Although much less diverse, Fort Union Formation corbulids are congeneric with those in the Pebas Formation and phylogenetic evidence places the Paleocene taxa in the same clades as Neogene species, although these taxa are not reported in intervening strata on either continent. Previous analyses, using strontium-, carbon- and oxygen- isotopic data, confirmed that all but one of +20 corbulid species in the Pebas Formation inhabited freshwater. Confirming the environmental distribution of Paleocene taxa is critical to inferring whether these species were 1) members of marginal-marine clades that later invaded and diversified in Lake Pebas; or 2) freshwater taxa with 50 Ma of unrecorded history.

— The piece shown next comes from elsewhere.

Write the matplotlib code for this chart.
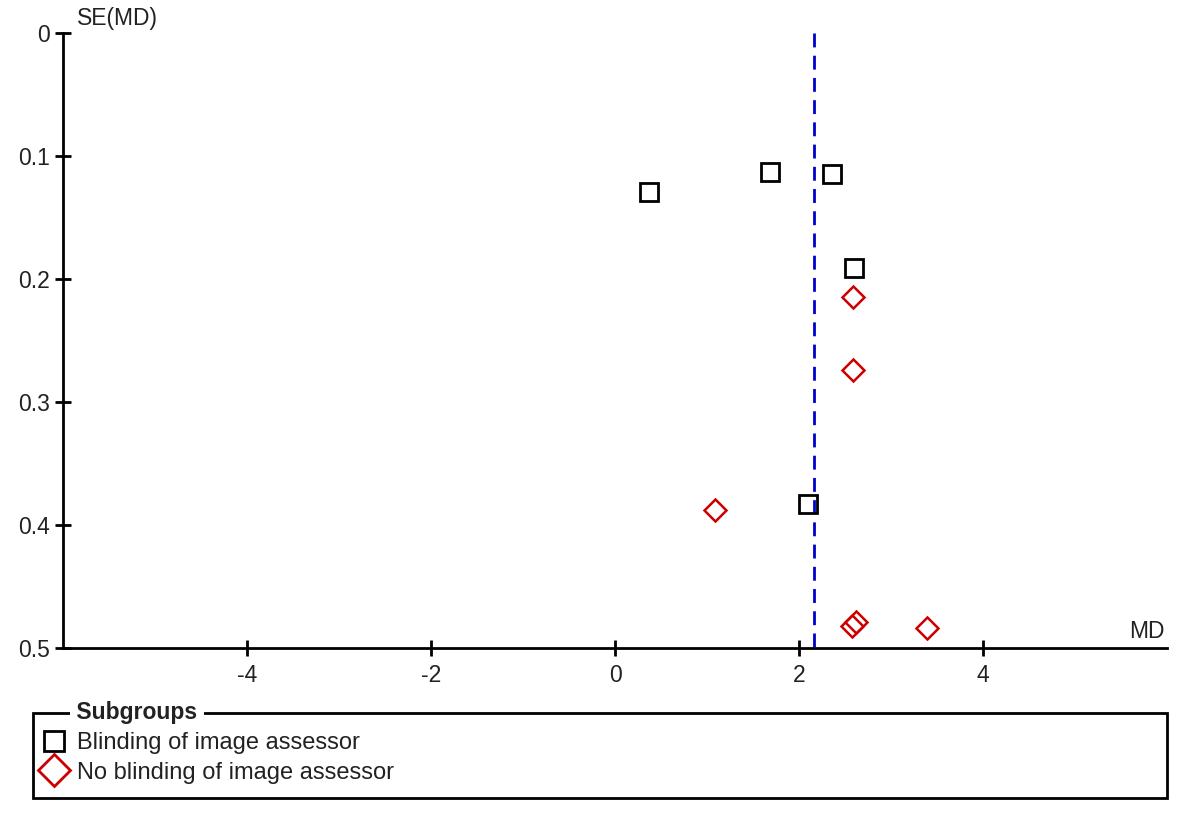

New isotopic analyses of Paleocene Tongue River Member (Fort Union Formation) Pachydon mactriformis show a clearly freshwater signal. Oxygen isotopic values for shell aragonite range from -11.4 to -17 per mil (VPDB), indicating waters values of -11 to -18 per mil (VSMOW). Isotopically calibrated growth series indicate a life-span of 2-3 year for this taxon. These isotopic profiles show no seasonal excursions to more positive values, indicating the absence of seasonal marine incursion. In fact, isotopic values are closely comparable to those of Paleocene unionoid bivalves of the region. In addition, a strontium isotope ratio of 0.709595 ± .000027 (2 sigma) indicates continental conditions. This value is distinct from Late Cretaceous seawater (0.707), and is comparable to Paleocene river waters from the Powder River Basin (0.7094 and 0.7088).

These results confirm that freshwater corbulids have a history that extends at least to the earliest Cenozoic.